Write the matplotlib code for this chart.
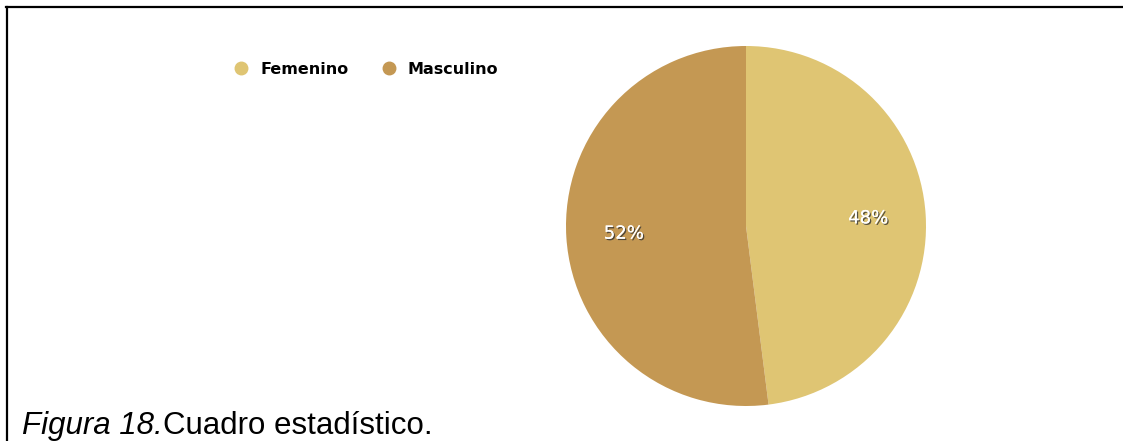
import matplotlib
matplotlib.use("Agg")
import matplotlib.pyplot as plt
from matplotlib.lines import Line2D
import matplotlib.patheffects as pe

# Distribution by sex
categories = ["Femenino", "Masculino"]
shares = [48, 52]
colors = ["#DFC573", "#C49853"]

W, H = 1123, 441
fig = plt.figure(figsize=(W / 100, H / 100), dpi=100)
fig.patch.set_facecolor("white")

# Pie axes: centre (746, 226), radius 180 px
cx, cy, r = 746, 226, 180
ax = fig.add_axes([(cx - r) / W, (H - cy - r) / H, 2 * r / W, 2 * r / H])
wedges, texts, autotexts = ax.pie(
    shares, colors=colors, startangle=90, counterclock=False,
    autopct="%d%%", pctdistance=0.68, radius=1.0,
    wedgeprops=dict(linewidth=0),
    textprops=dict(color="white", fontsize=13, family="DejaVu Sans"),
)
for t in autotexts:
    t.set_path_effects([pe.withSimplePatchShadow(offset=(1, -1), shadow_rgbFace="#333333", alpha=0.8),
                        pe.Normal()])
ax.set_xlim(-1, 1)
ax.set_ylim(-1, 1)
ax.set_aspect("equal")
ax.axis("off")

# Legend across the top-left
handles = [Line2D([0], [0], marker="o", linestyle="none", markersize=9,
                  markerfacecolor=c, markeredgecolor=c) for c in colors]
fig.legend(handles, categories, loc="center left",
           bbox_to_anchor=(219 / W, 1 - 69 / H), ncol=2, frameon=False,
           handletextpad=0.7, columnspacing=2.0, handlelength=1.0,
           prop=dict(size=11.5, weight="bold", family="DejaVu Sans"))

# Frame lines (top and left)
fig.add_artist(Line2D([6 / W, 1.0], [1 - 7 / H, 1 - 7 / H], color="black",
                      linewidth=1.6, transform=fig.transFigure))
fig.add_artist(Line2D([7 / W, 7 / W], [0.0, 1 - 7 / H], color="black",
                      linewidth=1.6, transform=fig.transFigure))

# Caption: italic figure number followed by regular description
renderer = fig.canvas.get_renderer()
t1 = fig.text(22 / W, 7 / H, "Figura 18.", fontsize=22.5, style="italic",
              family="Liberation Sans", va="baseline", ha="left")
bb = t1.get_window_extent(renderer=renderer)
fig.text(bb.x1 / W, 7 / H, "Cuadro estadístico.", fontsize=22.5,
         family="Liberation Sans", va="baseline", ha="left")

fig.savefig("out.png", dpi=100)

====

# [YOUR GOAL]
Set down the complete material exactly, but do not include the images.

# [TASK RESULT]
Write the matplotlib code for this chart.
import matplotlib
matplotlib.use("Agg")
import matplotlib.pyplot as plt
from matplotlib.lines import Line2D
import matplotlib.patheffects as pe

# Distribution by sex
categories = ["Femenino", "Masculino"]
shares = [48, 52]
colors = ["#DFC573", "#C49853"]

W, H = 1123, 441
fig = plt.figure(figsize=(W / 100, H / 100), dpi=100)
fig.patch.set_facecolor("white")

# Pie axes: centre (746, 226), radius 180 px
cx, cy, r = 746, 226, 180
ax = fig.add_axes([(cx - r) / W, (H - cy - r) / H, 2 * r / W, 2 * r / H])
wedges, texts, autotexts = ax.pie(
    shares, colors=colors, startangle=90, counterclock=False,
    autopct="%d%%", pctdistance=0.68, radius=1.0,
    wedgeprops=dict(linewidth=0),
    textprops=dict(color="white", fontsize=13, family="DejaVu Sans"),
)
for t in autotexts:
    t.set_path_effects([pe.withSimplePatchShadow(offset=(1, -1), shadow_rgbFace="#333333", alpha=0.8),
                        pe.Normal()])
ax.set_xlim(-1, 1)
ax.set_ylim(-1, 1)
ax.set_aspect("equal")
ax.axis("off")

# Legend across the top-left
handles = [Line2D([0], [0], marker="o", linestyle="none", markersize=9,
                  markerfacecolor=c, markeredgecolor=c) for c in colors]
fig.legend(handles, categories, loc="center left",
           bbox_to_anchor=(219 / W, 1 - 69 / H), ncol=2, frameon=False,
           handletextpad=0.7, columnspacing=2.0, handlelength=1.0,
           prop=dict(size=11.5, weight="bold", family="DejaVu Sans"))

# Frame lines (top and left)
fig.add_artist(Line2D([6 / W, 1.0], [1 - 7 / H, 1 - 7 / H], color="black",
                      linewidth=1.6, transform=fig.transFigure))
fig.add_artist(Line2D([7 / W, 7 / W], [0.0, 1 - 7 / H], color="black",
                      linewidth=1.6, transform=fig.transFigure))

# Caption: italic figure number followed by regular description
renderer = fig.canvas.get_renderer()
t1 = fig.text(22 / W, 7 / H, "Figura 18.", fontsize=22.5, style="italic",
              family="Liberation Sans", va="baseline", ha="left")
bb = t1.get_window_extent(renderer=renderer)
fig.text(bb.x1 / W, 7 / H, "Cuadro estadístico.", fontsize=22.5,
         family="Liberation Sans", va="baseline", ha="left")

fig.savefig("out.png", dpi=100)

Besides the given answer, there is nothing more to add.